Der Umzug am Sonntag wird live im SWR-Fernsehen übertragen, 10.000 bis 12.000 aktive Narren werden erwartet, plus zig Musikkapellen. „Wir wollen aber die Fasnet nicht auf diesen einen riesen Umzug konzentrieren, sondern das ganze Wochenende über aus erlebbar machen“, erklärt Frankenhauser. Bräuche aus dem ganzen Land werden am Samstag in Weingarten erlebbar sein. Für Kinder- und Familien wird ein „Närrischer Markt“, also „eine Art Jahrmarkt der Narren“ im Stil wie er schon vor 100 Jahren an vielen Jahren häufig Thema war, geboten. Aktives Mitmachen an Spielstationen wird möglich sein, Maskenschnitzer, Häsmaler und Metzger zeigen ihr Handwerk rund um alles, was man zum Fastnacht feiern braucht. Am Freitagabend wird das Narrentreffen mit einem kleinen Umzug von Zünften der Region, sowie einem Wirtshaus-Fasnet-Abend in der Innenstadt eröffnet. VSAN-Präsidium und Plätzlerzunft sind sich sicher: „So viel Fasnet aus dem ganzen Land an einem Wochenende, das wird ein einmaliges Erlebnis.“
Auch Weingartens Oberbürgermeister Clemens Moll fiebert dem Narrentreffen schon entgegen. Seine Stadtverwaltung unterstützt die ausrichtende Zunft, wo sie kann. „Das ist eine große Ehre“, erklärt der OB, der sich persönlich vor allem auf die Fülle an Bräuchen freut, die in Weingarten erlebbar werden.
Rahmenprogramm mit Jubiläumsausstellung: Ein Jahr im Sinne des Kulturguts Fastnacht „NARRENZEIT– Kulturerbe Fastnacht im Wandel“, heißt der Titel der Wanderausstellung, die durch das Jahr 2024 in Weingarten, Singen am Hohentwiel, Rottenburg a.N. und Offenburg gezeigt wird. Sie setzt an in den Gründungsjahren der VSAN: Kinder standen zunächst im Mittelpunkt der Bräuche.
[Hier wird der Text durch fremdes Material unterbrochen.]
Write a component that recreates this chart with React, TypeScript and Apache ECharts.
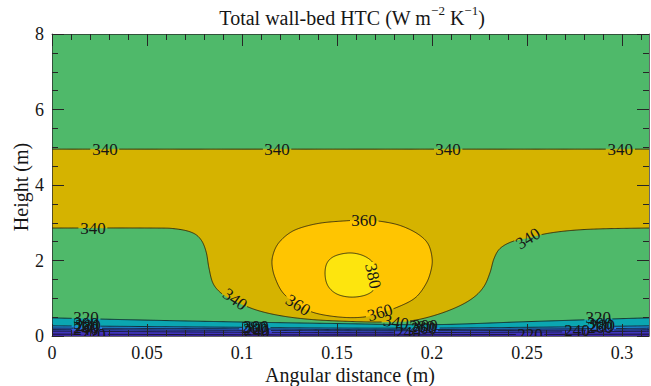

Das Verteilen von Brezeln durch die Narren hatte damals einen ganz anderen sozialen Hintergrund. Weitere Themen sind die wechselvolle Beziehung zwischen Fastnacht & Karneval. Und die Narrentreffen: Heute ein Merkmal der Fasnet, sind sie noch gar nicht sehr alt. „Früher hat man Fastnacht nur daheim im eigenen Ort gemacht. Dass Narren sich treffen und gemeinsam feiern, hat erst im Nachgang der Vereinigungsgründung begonnen“, erklärt Roland Wehrle. Über VR-Elemente soll die Emotionalität der Fastnacht transportiert werden. Neben der Ausstellung gibt es weitere Jubiläumsfeierlichkeiten: Mit dem Gründungstag der Vereinigung, dem 16. November, soll das Jubiläumsjahr beginnen und enden. Noch im Jahr 2023 soll an diesem Tag eine Erinnerungstafel an die Initiatoren des Museums Narrenschopf in Bad Dürrheim enthüllt werden. Dort soll das Festjahr auch wieder beschlossen werden. Für das gesamte Jubiläumsjahr hat Ministerpräsident Winfried Kretschmann die Schirmherrschaft übernommen.